WHICH CAME FIRST--GAS BUILD OR GLOBAL WARMING?

Nov. 5, 1999
Clouds keep drifting over the science of global warming.

Clouds keep drifting over the science of global warming.

New reasons have emerged to doubt the standard assumption that the earth is warming because carbon dioxide is building up in the atmosphere.

The alarmists who want people to burn less fossil energy always cite the coincidence over the past 100 years between an increase in observed temperature and an increase in the atmospheric concentration of CO2. Motivation to do something immediately to preclude catastrophic warming flows from the assumption that the gas buildup caused the warming.

A problem with the cause-effect relationship over that period has long been recognized by global warming doubters. In the past century, recorded temperatures rose by half a Celsius degree, peaked in 1940, fell until the 1970s, then regained 0.2 degree.

More than 80% of CO2 from human sources entered the atmosphere after 1940-after the main part of the century's temperature build. So the coincidence crumbles under a close look at the data. Something is wrong with the cause-effect relationship central to the alarmists' assumption.

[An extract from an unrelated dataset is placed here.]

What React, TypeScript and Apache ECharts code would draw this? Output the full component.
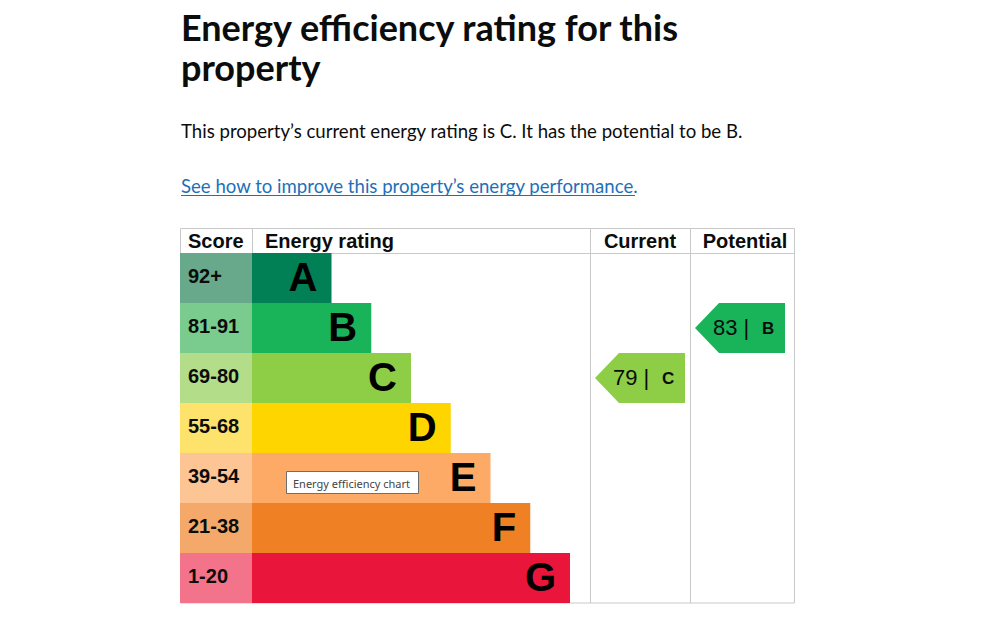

The problem now looks more than a century old.

Drilling finished up this year at the Vostok station in East Antarctica, which has yielded ice records of atmospheric chemistry and climate for the past 420,000 years.

The record shows fluctuations between fairly stable bounds of temperature, CO2, and methane, another greenhouse gas. The gas and temperature changes correlate well. And the historic gas concentrations show current levels to be unprecedented over the period.

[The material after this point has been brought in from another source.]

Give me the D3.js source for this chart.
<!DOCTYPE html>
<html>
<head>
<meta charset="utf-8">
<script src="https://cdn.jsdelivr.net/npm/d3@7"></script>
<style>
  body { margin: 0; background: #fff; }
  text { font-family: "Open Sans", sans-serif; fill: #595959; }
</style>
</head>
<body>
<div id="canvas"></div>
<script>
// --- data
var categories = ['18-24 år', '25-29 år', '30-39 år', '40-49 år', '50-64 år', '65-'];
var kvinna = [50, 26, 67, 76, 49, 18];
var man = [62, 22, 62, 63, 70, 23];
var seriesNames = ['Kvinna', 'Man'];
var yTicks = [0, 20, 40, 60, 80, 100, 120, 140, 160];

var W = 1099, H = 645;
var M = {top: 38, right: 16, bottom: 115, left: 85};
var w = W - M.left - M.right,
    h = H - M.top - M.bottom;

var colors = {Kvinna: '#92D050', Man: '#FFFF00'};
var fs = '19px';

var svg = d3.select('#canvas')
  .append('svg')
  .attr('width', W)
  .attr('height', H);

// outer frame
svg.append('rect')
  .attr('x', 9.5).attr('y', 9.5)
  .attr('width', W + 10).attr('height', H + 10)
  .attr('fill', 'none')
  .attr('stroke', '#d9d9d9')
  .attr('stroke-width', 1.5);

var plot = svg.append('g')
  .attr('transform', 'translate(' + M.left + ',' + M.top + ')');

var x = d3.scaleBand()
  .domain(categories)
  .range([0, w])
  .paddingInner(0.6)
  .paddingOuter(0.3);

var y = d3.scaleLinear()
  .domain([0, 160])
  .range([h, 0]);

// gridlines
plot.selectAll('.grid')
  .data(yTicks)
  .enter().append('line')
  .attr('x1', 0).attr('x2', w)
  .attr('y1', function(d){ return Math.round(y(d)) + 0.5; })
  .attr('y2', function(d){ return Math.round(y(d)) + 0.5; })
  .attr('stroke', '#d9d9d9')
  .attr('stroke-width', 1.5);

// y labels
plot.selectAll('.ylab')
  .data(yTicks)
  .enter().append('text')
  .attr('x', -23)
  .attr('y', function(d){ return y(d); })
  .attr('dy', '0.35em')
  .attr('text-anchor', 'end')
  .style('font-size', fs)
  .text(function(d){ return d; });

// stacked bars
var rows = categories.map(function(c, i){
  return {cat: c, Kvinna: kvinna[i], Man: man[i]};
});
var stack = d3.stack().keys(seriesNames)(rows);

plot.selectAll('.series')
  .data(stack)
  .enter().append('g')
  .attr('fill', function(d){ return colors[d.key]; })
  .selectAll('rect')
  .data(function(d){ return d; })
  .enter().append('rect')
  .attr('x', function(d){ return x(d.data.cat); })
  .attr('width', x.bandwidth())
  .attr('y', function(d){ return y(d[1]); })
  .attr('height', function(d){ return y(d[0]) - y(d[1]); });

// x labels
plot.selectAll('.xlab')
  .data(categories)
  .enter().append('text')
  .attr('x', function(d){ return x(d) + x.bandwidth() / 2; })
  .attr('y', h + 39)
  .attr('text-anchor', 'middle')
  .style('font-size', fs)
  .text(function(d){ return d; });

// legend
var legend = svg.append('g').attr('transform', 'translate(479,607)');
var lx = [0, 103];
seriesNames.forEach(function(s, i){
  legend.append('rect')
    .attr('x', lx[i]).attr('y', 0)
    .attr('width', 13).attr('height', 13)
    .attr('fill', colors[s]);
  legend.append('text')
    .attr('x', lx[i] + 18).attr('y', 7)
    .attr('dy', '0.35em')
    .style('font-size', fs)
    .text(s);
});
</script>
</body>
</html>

According to scientists at the George C. Marshall Institute, however, Vostok data reported in the journals Science and Nature show timing dislocations similar to that of the past 100 years.

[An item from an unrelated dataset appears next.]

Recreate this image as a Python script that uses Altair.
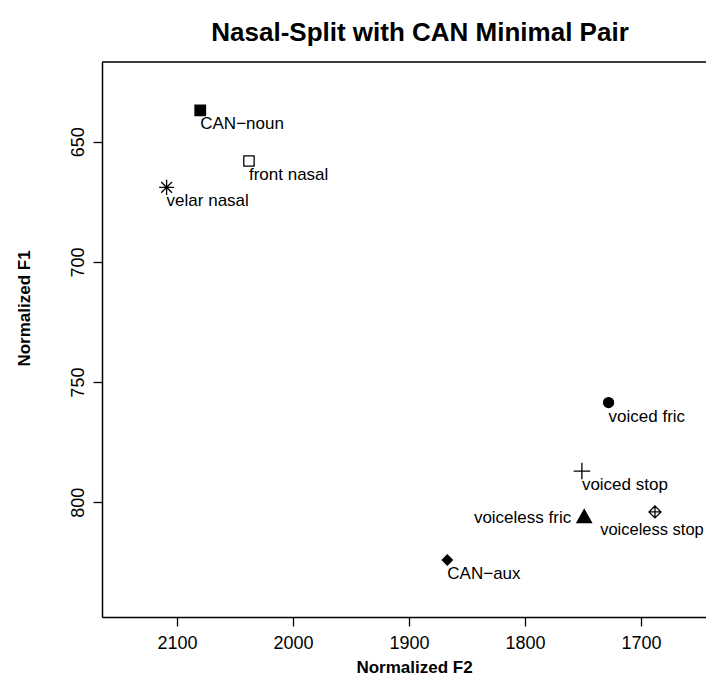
import altair as alt
import pandas as pd

# ---- data ----
labels = ["CAN−noun", "front nasal", "velar nasal", "voiced fric",
          "voiced stop", "voiceless fric", "voiceless stop", "CAN−aux"]
f2 = [2080, 2038, 2109, 1728, 1751, 1749, 1688, 1867]
f1 = [637, 658, 669, 758.5, 787, 806, 804, 824]
x_ticks = [2100, 2000, 1900, 1800, 1700]
y_ticks = [650, 700, 750, 800]

df = pd.DataFrame({"label": labels, "f2": f2, "f1": f1})

FONT = "Liberation Sans"
BOX = 16.0  # px covered by path units [-1, 1]


def sc(path_pts, px):
    """scale a unit path template to px pixels within BOX"""
    k = px / BOX
    return path_pts.format(a=round(k, 3), b=round(-k, 3),
                           c=round(0.72 * k, 3), d=round(-0.72 * k, 3),
                           e=round(0.8 * k, 3))


square = "M{b},{b}H{a}V{a}H{b}Z"
plus = "M{b},0H{a}M0,{b}V{a}"
aster = "M{b},0H{a}M0,{b}V{a}M{d},{d}L{c},{c}M{d},{c}L{c},{d}"
circle = "M{b},0A{a},{a},0,1,1,{a},0A{a},{a},0,1,1,{b},0Z"
tri = "M0,{b}L{a},{e}L{b},{e}Z"
diamond = "M0,{b}L{a},0L0,{a}L{b},0Z"
dplus = "M0,{b}L{a},0L0,{a}L{b},0ZM{b},0H{a}M0,{b}V{a}"

marker = {
    "CAN−noun": (sc(square, 10.5), "black"),
    "front nasal": (sc(square, 10.3), "white"),
    "velar nasal": (sc(aster, 15), "white"),
    "voiced fric": (sc(circle, 10), "black"),
    "voiced stop": (sc(plus, 16.5), "white"),
    "voiceless fric": (sc(tri, 14.5), "black"),
    "voiceless stop": (sc(dplus, 12), "white"),
    "CAN−aux": (sc(diamond, 10), "black"),
}
placement = {
    "CAN−noun": "br", "front nasal": "br", "velar nasal": "br",
    "voiced fric": "br", "voiced stop": "br", "voiceless fric": "l",
    "voiceless stop": "b", "CAN−aux": "br",
}
df["place"] = [placement[l] for l in labels]

W, H = 604, 555

xenc = alt.X("f2:Q",
             scale=alt.Scale(domain=[1644.0, 2164.7], reverse=True, nice=False, zero=False),
             axis=alt.Axis(values=x_ticks, format="d", grid=False, tickSize=9,
                           tickColor="black", tickWidth=1.3, domainColor="black",
                           domainWidth=1.5, labelFont=FONT, labelFontSize=18,
                           labelColor="black", labelPadding=8, labelFlush=False,
                           labelOverlap=False, titleFont=FONT, titleFontSize=17,
                           titleFontWeight="bold", titleColor="black", titleY=55,
                           titleX=312, titleAlign="center", titleBaseline="alphabetic"),
             title="Normalized F2")
yenc = alt.Y("f1:Q",
             scale=alt.Scale(domain=[616.85, 847.7], reverse=True, nice=False, zero=False),
             axis=alt.Axis(values=y_ticks, format="d", grid=False, tickSize=9,
                           tickColor="black", tickWidth=1.3, domainColor="black",
                           domainWidth=1.5, labelFont=FONT, labelFontSize=18,
                           labelColor="black", labelPadding=10, labelAngle=270,
                           labelAlign="center", labelBaseline="alphabetic",
                           labelFlush=False, labelOverlap=False,
                           titleFont=FONT, titleFontSize=17, titleFontWeight="bold",
                           titleColor="black", titleAngle=270, titleX=-78, titleY=246,
                           titleAlign="center", titleBaseline="middle"),
             title="Normalized F1")

base = alt.Chart(df)

points = base.mark_point(opacity=1, strokeOpacity=1, fillOpacity=1, size=BOX * BOX,
                         stroke="black", strokeWidth=1.3).encode(
    x=xenc, y=yenc,
    shape=alt.Shape("label:N", scale=alt.Scale(domain=labels,
                    range=[marker[l][0] for l in labels]), legend=None),
    fill=alt.Fill("label:N", scale=alt.Scale(domain=labels,
                  range=[marker[l][1] for l in labels]), legend=None),
)

txt_br = base.transform_filter(alt.datum.place == "br").mark_text(
    align="left", baseline="alphabetic", dx=0, dy=19, font=FONT, fontSize=17,
    color="black").encode(x=xenc, y=yenc, text="label:N")
txt_b = base.transform_filter(alt.datum.place == "b").mark_text(
    align="center", baseline="alphabetic", dx=-3, dy=23, font=FONT, fontSize=16.5,
    color="black").encode(x=xenc, y=yenc, text="label:N")
txt_l = base.transform_filter(alt.datum.place == "l").mark_text(
    align="right", baseline="middle", dx=-13, dy=1, font=FONT, fontSize=17,
    color="black").encode(x=xenc, y=yenc, text="label:N")

top_border = alt.Chart(pd.DataFrame({"k": [0]})).mark_rule(
    color="black", strokeWidth=1.5).encode(
    x=alt.value(0), x2=alt.value(W), y=alt.value(0))

chart = alt.layer(top_border, points, txt_br, txt_b, txt_l).properties(
    width=W, height=H,
    autosize=alt.AutoSizeParams(type="none"),
    padding={"left": 94, "top": 54, "right": 0, "bottom": 60},
    title=alt.TitleParams("Nasal-Split with CAN Minimal Pair", font=FONT,
                          fontSize=26, fontWeight="bold", color="black",
                          anchor="middle", frame="group", dx=16, dy=28, offset=22,
                          baseline="alphabetic"),
).configure_view(strokeWidth=0).configure(background="white")

chart.save("out.html", embed_options={"renderer": "svg", "actions": False})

"The temperature and the carbon dioxide concentrations do indeed vary together," the group says, "but the carbon dioxide changes occur after the temperature changes. When the earth's temperature increases, carbon dioxide also increases, but roughly 1,000 years later.

"Clearly, atmospheric carbon dioxide cannot be the cause of a warming that occurred before this carbon dioxide existed."

The Marshall Institute suggests that the CO2 build-ups are effects, rather than causes, of warming. The ability of oceans to retain the gas diminishes as their temperatures climb.

"Consequently, when the oceans warm they release some of the carbon dioxide into the atmosphere," says the institute.

An advance in scientific understanding of a complex problem thus challenges a popular and simple assumption, however flawed, at the core of a political agenda with lots of momentum.

The issue tests the ability of science to influence human behavior, politically expressed.